The protest came hours after officers cleared Occupy Oakland's encampment in front of City Hall. Police fired tear gas canisters and beanbag projectiles and some demonstrators threw glass and other objects.
Critics and residents complained about the police response that night, most notably after protester Scott Olsen was struck by a police beanbag and received a fractured skull that resulted in a brain injury and speech problems.
With Mayor Jean Quan and City Administrator Deanna Santana alongside, Jordan acknowledged Friday that an Oakland police officer fired a bean bag at Olsen and that another officer fired a gas canister at the crowd while some were attending to Olsen, who lay bleeding on the street.
Olsen, an Iraqi war veteran, is considering a lawsuit against the city.
"I think it's gratifying that the authorities in Oakland are taking some meaningful action," his lawyer, Mark Martel, said Friday.
Friday's announcement also comes a week after lawyers overseeing the terms of a settlement resulting from a decade-old Oakland police corruption scandal filed a motion requesting that the federal government take over the embattled department.
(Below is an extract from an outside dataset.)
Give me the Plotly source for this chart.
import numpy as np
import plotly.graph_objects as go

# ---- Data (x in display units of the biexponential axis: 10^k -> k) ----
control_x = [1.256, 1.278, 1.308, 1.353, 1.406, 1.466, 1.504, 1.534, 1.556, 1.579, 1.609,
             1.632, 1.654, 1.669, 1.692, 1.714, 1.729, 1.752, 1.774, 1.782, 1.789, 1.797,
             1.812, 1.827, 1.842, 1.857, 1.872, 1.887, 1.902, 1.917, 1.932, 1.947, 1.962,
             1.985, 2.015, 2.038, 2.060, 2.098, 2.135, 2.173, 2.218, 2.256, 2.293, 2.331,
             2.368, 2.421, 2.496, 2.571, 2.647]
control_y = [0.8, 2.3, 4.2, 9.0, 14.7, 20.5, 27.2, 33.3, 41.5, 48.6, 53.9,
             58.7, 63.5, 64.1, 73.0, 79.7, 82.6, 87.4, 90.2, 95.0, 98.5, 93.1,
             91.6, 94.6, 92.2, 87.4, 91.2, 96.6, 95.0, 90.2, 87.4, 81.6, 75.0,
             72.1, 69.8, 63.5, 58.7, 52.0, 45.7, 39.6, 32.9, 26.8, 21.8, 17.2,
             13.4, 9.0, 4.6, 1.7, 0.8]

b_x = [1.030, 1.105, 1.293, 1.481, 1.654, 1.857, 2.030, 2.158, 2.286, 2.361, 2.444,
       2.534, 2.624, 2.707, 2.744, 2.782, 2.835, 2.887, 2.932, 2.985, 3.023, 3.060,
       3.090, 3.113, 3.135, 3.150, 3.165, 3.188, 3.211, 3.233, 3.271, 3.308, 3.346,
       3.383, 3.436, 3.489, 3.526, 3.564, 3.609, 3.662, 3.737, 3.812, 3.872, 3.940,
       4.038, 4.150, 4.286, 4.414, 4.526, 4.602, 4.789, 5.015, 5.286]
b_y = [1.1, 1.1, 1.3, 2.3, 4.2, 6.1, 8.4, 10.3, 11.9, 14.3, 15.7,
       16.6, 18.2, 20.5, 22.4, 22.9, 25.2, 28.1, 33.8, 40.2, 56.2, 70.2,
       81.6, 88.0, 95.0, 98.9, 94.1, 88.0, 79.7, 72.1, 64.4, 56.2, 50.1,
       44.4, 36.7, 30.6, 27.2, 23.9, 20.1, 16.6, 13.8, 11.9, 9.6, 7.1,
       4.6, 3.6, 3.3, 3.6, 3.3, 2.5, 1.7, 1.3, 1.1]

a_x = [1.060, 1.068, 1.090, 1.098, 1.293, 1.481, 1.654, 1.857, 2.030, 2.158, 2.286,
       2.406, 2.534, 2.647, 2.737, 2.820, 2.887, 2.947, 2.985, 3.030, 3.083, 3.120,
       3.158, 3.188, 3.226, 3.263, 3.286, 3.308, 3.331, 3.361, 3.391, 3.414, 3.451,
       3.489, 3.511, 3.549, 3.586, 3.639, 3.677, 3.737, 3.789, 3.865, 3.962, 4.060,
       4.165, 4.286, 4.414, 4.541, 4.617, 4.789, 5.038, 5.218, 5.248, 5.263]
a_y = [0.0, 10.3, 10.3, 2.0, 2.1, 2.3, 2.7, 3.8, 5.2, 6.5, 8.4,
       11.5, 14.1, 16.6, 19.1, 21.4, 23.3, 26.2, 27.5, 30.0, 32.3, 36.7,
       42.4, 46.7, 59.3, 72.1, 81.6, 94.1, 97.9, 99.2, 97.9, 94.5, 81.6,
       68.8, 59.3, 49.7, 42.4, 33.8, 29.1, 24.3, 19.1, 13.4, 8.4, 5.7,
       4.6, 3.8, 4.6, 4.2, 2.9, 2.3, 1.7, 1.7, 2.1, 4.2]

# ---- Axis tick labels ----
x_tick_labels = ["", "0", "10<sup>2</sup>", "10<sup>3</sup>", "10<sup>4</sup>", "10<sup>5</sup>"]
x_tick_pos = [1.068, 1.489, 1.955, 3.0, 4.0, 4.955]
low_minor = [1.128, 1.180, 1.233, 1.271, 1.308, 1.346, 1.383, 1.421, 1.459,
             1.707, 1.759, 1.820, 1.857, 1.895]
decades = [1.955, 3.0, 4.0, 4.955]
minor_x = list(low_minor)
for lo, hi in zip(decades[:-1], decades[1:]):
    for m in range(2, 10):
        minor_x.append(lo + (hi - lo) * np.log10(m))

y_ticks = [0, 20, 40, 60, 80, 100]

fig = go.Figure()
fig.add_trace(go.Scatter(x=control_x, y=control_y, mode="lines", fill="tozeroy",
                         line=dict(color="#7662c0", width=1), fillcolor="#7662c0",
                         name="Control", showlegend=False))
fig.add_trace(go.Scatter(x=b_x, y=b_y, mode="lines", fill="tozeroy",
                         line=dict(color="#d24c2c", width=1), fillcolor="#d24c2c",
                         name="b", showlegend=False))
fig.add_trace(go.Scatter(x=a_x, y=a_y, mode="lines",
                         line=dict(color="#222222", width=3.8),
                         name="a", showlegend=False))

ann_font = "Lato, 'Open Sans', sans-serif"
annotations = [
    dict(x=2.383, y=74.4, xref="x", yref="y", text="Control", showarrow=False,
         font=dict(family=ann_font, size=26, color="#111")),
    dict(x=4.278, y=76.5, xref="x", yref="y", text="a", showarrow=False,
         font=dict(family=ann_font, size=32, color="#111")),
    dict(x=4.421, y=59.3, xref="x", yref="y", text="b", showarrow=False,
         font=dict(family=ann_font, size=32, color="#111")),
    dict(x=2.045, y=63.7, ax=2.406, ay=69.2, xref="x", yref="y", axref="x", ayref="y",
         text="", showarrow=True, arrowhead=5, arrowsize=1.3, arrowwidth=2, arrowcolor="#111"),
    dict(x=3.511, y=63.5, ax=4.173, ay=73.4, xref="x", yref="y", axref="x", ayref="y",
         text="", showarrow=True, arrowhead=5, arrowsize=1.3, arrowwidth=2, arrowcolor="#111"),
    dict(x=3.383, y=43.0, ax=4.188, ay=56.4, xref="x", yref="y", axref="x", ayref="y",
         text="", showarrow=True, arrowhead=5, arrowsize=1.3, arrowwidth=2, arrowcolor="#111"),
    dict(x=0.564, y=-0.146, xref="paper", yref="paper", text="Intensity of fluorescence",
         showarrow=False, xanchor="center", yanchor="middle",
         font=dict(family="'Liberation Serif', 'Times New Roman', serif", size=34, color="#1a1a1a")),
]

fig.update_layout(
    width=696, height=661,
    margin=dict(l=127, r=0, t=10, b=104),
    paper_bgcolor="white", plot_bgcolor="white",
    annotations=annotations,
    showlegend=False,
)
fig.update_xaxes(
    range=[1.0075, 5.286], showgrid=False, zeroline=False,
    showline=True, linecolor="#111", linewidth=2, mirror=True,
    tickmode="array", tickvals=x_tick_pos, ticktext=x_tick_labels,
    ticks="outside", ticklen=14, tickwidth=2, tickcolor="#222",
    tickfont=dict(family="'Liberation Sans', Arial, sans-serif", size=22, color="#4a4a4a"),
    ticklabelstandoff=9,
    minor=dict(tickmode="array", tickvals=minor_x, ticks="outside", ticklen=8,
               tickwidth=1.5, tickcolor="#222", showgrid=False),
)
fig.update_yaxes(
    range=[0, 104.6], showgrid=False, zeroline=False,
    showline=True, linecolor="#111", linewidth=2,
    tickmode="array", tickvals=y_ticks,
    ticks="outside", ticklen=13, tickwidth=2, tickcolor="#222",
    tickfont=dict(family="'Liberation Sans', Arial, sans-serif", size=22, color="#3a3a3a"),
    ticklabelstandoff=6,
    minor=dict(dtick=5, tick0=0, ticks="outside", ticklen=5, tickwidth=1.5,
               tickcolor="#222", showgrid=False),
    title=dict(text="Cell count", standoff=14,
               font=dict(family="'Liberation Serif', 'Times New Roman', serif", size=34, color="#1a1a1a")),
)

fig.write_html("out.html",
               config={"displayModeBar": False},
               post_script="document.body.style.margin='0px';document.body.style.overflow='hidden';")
A hearing is scheduled in December.
City officials say the majority of the misconduct occurred during three major Occupy-related protests. That includes after officers cleared an encampment on Oct. 25 outside City Hall and a "General Strike" on Nov. 2 that attracted several thousand people and led to a shutdown of the Port of Oakland.
A third protest on Jan. 28 turned violent and led to more than 400 arrests after protesters damaged property inside City Hall, burned an American flag and tried taking over a vacant convention center.
Complaints have led to about 150 different cases, and a number of those cases have turned into criminal investigations that are being handled by the Alameda County District Attorney's office and the FBI, Jordan said.
City officials wouldn't release the names of the officers who are being disciplined, citing confidentiality. The two officers facing possible termination were on paid leave and the others facing suspension haven't been disciplined. They all have a right to a hearing under state law, Jordan said.
Quan said she believes that many will be "surprised" by the number of disciplinary actions that have been recommended.
"Following the Oct. 25 protest, I apologized because we had made mistakes," the mayor said. "We have some officers who have not followed correct procedures and in many cases we had to retrain them on that. Most officers follow the rules."